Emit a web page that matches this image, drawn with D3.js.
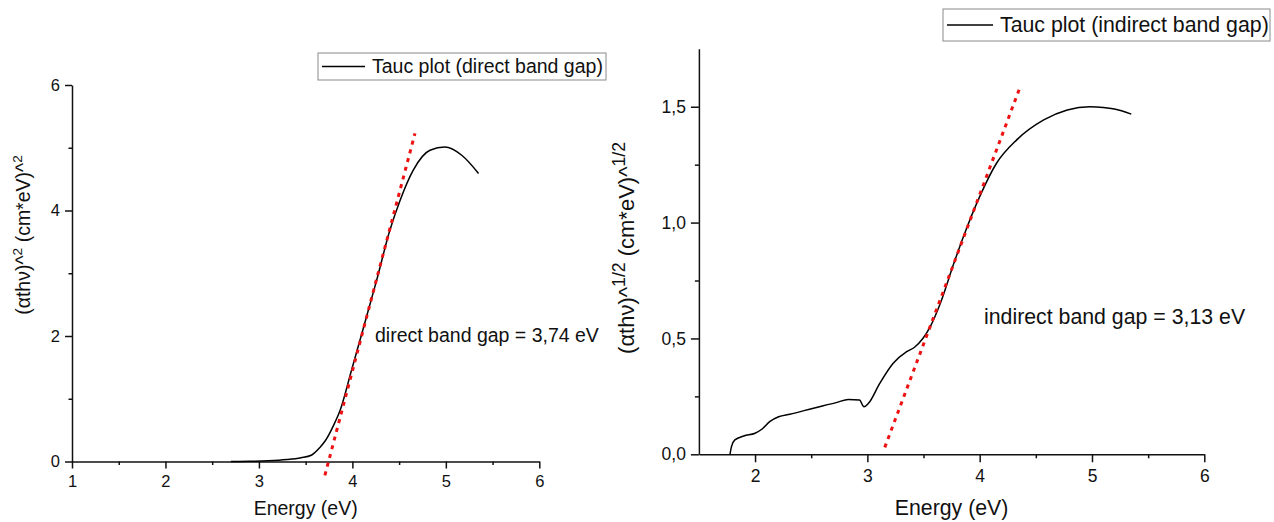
<!DOCTYPE html>
<html>
<head>
<meta charset="utf-8">
<script src="https://cdn.jsdelivr.net/npm/d3@7"></script>
<style>
  body { margin: 0; background: #fff; }
  svg { display: block; font-family: "Liberation Sans", Arial, sans-serif; }
</style>
</head>
<body>
<div id="my_dataviz"></div>
<script>
// data
var directX = [2.7, 2.9, 3.1, 3.3, 3.45, 3.56, 3.65, 3.71, 3.8, 3.87, 3.99, 4.12, 4.26, 4.40, 4.51, 4.65, 4.83, 4.99, 5.17, 5.35];
var directY = [0, 0.003, 0.01, 0.03, 0.06, 0.1, 0.22, 0.33, 0.58, 0.82, 1.45, 2.14, 2.89, 3.68, 4.16, 4.64, 4.96, 5.01, 4.88, 4.59];
var directFitX = [3.706, 4.67];
var directFitY = [-0.22, 5.23];

var indirectX = [1.777, 1.79, 1.82, 1.9, 2.0, 2.06, 2.13, 2.21, 2.31, 2.52, 2.73, 2.83, 2.93, 2.97, 3.01, 3.11, 3.23, 3.35, 3.42, 3.56, 3.65, 3.77, 3.855, 4.0, 4.15, 4.33, 4.57, 4.78, 4.98, 5.1, 5.2, 5.35];
var indirectY = [0, 0.033, 0.062, 0.079, 0.091, 0.108, 0.141, 0.162, 0.173, 0.199, 0.224, 0.237, 0.234, 0.205, 0.22, 0.306, 0.393, 0.443, 0.462, 0.551, 0.652, 0.824, 0.939, 1.112, 1.256, 1.357, 1.443, 1.486, 1.50, 1.497, 1.49, 1.468];
var indirectFitX = [3.155, 4.36];
var indirectFitY = [0.03, 1.585];

var directXTicks = [1, 2, 3, 4, 5, 6];
var directYTicks = [0, 2, 4, 6];
var indirectXTicks = [2, 3, 4, 5, 6];
var indirectYTicks = [0, 0.5, 1.0, 1.5];

var legendLabels = ["Tauc plot (direct band gap)", "Tauc plot (indirect band gap)"];
var gapNotes = ["direct band gap = 3,74 eV", "indirect band gap = 3,13 eV"];

var svg = d3.select("#my_dataviz")
    .append("svg")
    .attr("width", 1274)
    .attr("height", 522);

function zip(xs, ys) {
    return xs.map(function (x, i) { return [x, ys[i]]; });
}

function drawPanel(p) {
    var x = d3.scaleLinear().domain(p.xDomain).range(p.xRange);
    var y = d3.scaleLinear().domain(p.yDomain).range(p.yRange);
    var g = svg.append("g");
    var ink = "#111";

    // minor ticks first (no labels)
    g.append("g")
        .attr("transform", "translate(0," + y(0) + ")")
        .call(d3.axisBottom(x).tickValues(p.xMinor).tickSize(p.tick / 2).tickFormat(""))
        .call(function (a) { a.select(".domain").remove(); });
    g.append("g")
        .attr("transform", "translate(" + p.xRange[0] + ",0)")
        .call(d3.axisLeft(y).tickValues(p.yMinor).tickSize(p.tick / 2).tickFormat(""))
        .call(function (a) { a.select(".domain").remove(); });

    // main axes
    g.append("g")
        .attr("transform", "translate(0," + y(0) + ")")
        .call(d3.axisBottom(x).tickValues(p.xTicks).tickSizeInner(p.tick).tickSizeOuter(0).tickPadding(7).tickFormat(d3.format("d")));
    g.append("g")
        .attr("transform", "translate(" + p.xRange[0] + ",0)")
        .call(d3.axisLeft(y).tickValues(p.yTicks).tickSizeInner(p.tick).tickSizeOuter(0).tickPadding(5).tickFormat(p.yFormat));

    g.selectAll(".domain, .tick line").attr("stroke", ink).attr("stroke-width", 1.5);
    g.selectAll(".tick text").attr("fill", ink).style("font-size", p.tickFont + "px");

    // curve
    g.append("path")
        .datum(zip(p.cx, p.cy))
        .attr("fill", "none")
        .attr("stroke", "#000")
        .attr("stroke-width", 1.5)
        .attr("d", d3.line().curve(d3.curveMonotoneX)
            .x(function (d) { return x(d[0]); })
            .y(function (d) { return y(d[1]); }));

    // linear fit, red dotted
    g.append("path")
        .datum(zip(p.fx, p.fy))
        .attr("fill", "none")
        .attr("stroke", "#ee1111")
        .attr("stroke-width", 3)
        .attr("stroke-dasharray", "4,5")
        .attr("d", d3.line()
            .x(function (d) { return x(d[0]); })
            .y(function (d) { return y(d[1]); }));

    // x title
    g.append("text")
        .attr("x", (p.xRange[0] + p.xRange[1]) / 2)
        .attr("y", p.xTitleY)
        .attr("text-anchor", "middle")
        .attr("fill", ink)
        .style("font-size", p.font + "px")
        .text("Energy (eV)");

    // y title with superscripts
    var yt = g.append("text")
        .attr("transform", "translate(" + p.yTitle[0] + "," + p.yTitle[1] + ") rotate(-90)")
        .attr("text-anchor", "middle")
        .attr("fill", ink)
        .style("font-size", p.titleFont + "px");
    yt.append("tspan").text("(\u03b1th\u03bd)^");
    yt.append("tspan").attr("dy", -p.titleFont * 0.4).style("font-size", p.supSize).text(p.power);
    yt.append("tspan").attr("dy", p.titleFont * 0.4).text(" (cm*eV)^");
    yt.append("tspan").attr("dy", -p.titleFont * 0.4).style("font-size", p.supSize).text(p.power);

    // legend
    var lg = g.append("g");
    lg.append("rect")
        .attr("x", p.legend[0]).attr("y", p.legend[1])
        .attr("width", p.legend[2]).attr("height", p.legend[3])
        .attr("fill", "#fff").attr("stroke", "#8a8a8a").attr("stroke-width", 1);
    var ly = p.legend[1] + p.legend[3] / 2;
    lg.append("line")
        .attr("x1", p.legend[0] + 4).attr("x2", p.legend[0] + 4 + p.sample)
        .attr("y1", ly).attr("y2", ly)
        .attr("stroke", "#000").attr("stroke-width", 1.5);
    lg.append("text")
        .attr("x", p.legend[0] + 11 + p.sample)
        .attr("y", ly)
        .attr("dy", "0.35em")
        .attr("fill", ink)
        .style("font-size", p.font + "px")
        .text(p.legendText);

    // band gap note
    g.append("text")
        .attr("x", p.note[0]).attr("y", p.note[1])
        .attr("dy", "0.35em")
        .attr("fill", ink)
        .style("font-size", p.font + "px")
        .text(p.noteText);
}

var commaFmt = function (d) { return d3.format(".1f")(d).replace(".", ","); };

drawPanel({
    xDomain: [1, 6], xRange: [72, 539.3],
    yDomain: [0, 6], yRange: [461.5, 85],
    xTicks: directXTicks, xMinor: [1.5, 2.5, 3.5, 4.5, 5.5],
    yTicks: directYTicks, yMinor: [1, 3, 5],
    yFormat: d3.format("d"),
    tick: 7, tickFont: 16.5, font: 19.5, titleFont: 19.5, supSize: "70%",
    cx: directX, cy: directY, fx: directFitX, fy: directFitY,
    xTitleY: 515, yTitle: [30, 235], power: "2",
    legend: [318, 53, 288, 27], sample: 43, legendText: legendLabels[0],
    note: [375, 335], noteText: gapNotes[0]
});

drawPanel({
    xDomain: [1.5, 6], xRange: [698.9, 1204.3],
    yDomain: [0, 1.75], yRange: [454.3, 48.8],
    xTicks: indirectXTicks, xMinor: [2.5, 3.5, 4.5, 5.5],
    yTicks: indirectYTicks, yMinor: [0.25, 0.75, 1.25],
    yFormat: commaFmt,
    tick: 8, tickFont: 17.5, font: 21.3, titleFont: 22, supSize: "80%",
    cx: indirectX, cy: indirectY, fx: indirectFitX, fy: indirectFitY,
    xTitleY: 515, yTitle: [634, 248], power: "1/2",
    legend: [943, 9, 327, 32], sample: 46, legendText: legendLabels[1],
    note: [984, 317], noteText: gapNotes[1]
});
</script>
</body>
</html>
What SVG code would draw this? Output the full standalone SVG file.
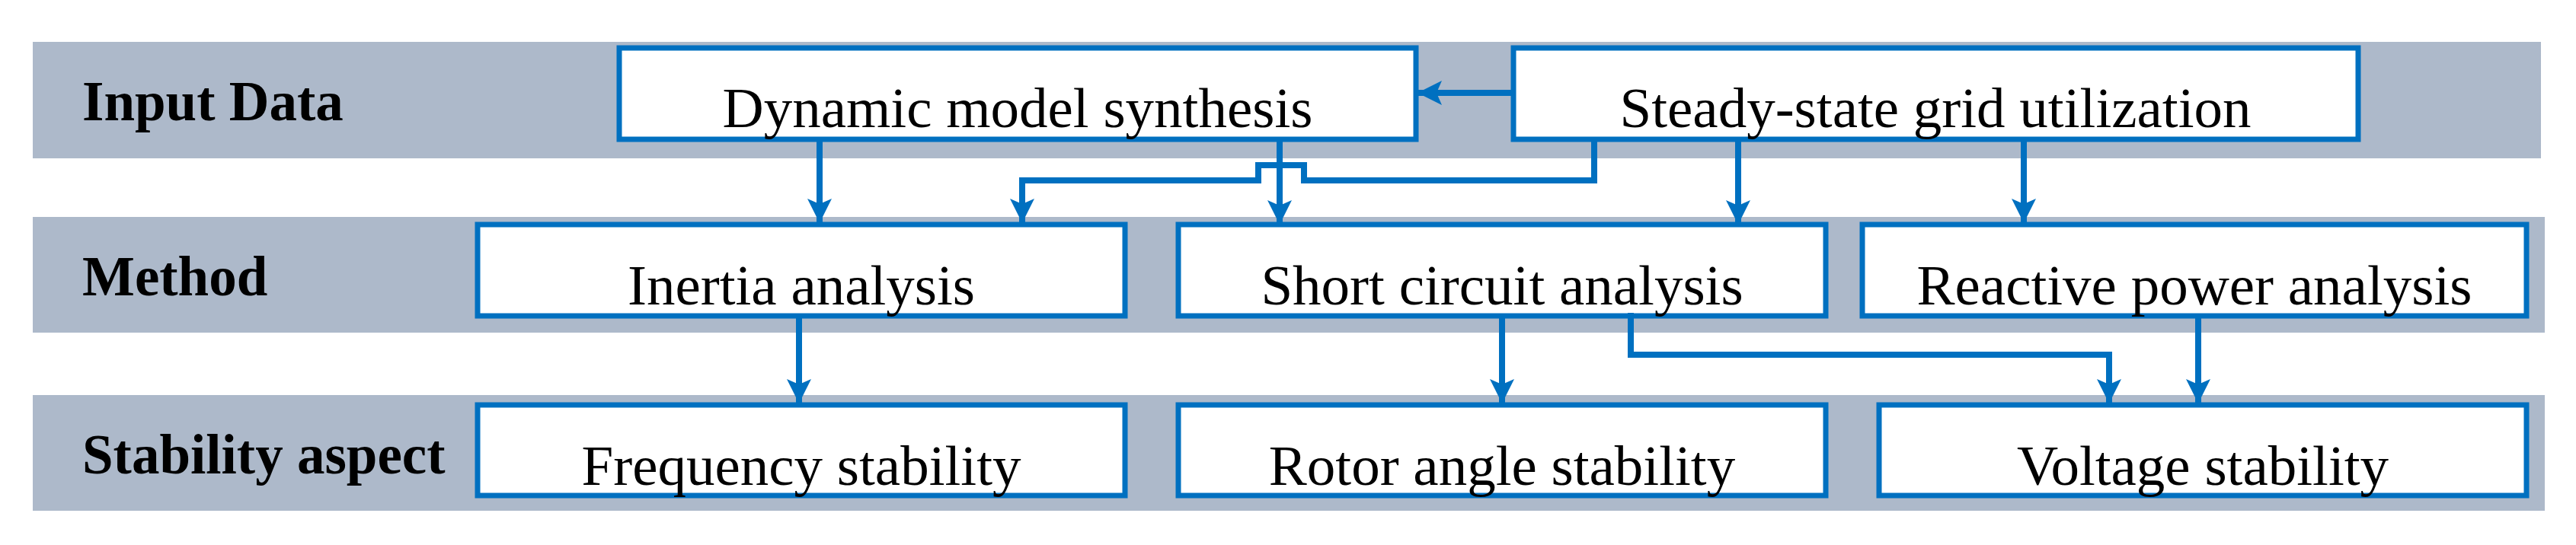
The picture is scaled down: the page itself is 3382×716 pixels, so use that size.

WHAT IS NEEDED:
Of the lines above, how many include the word "that"? Reply with the number only.

OUTPUT FOR THIS TASK:
2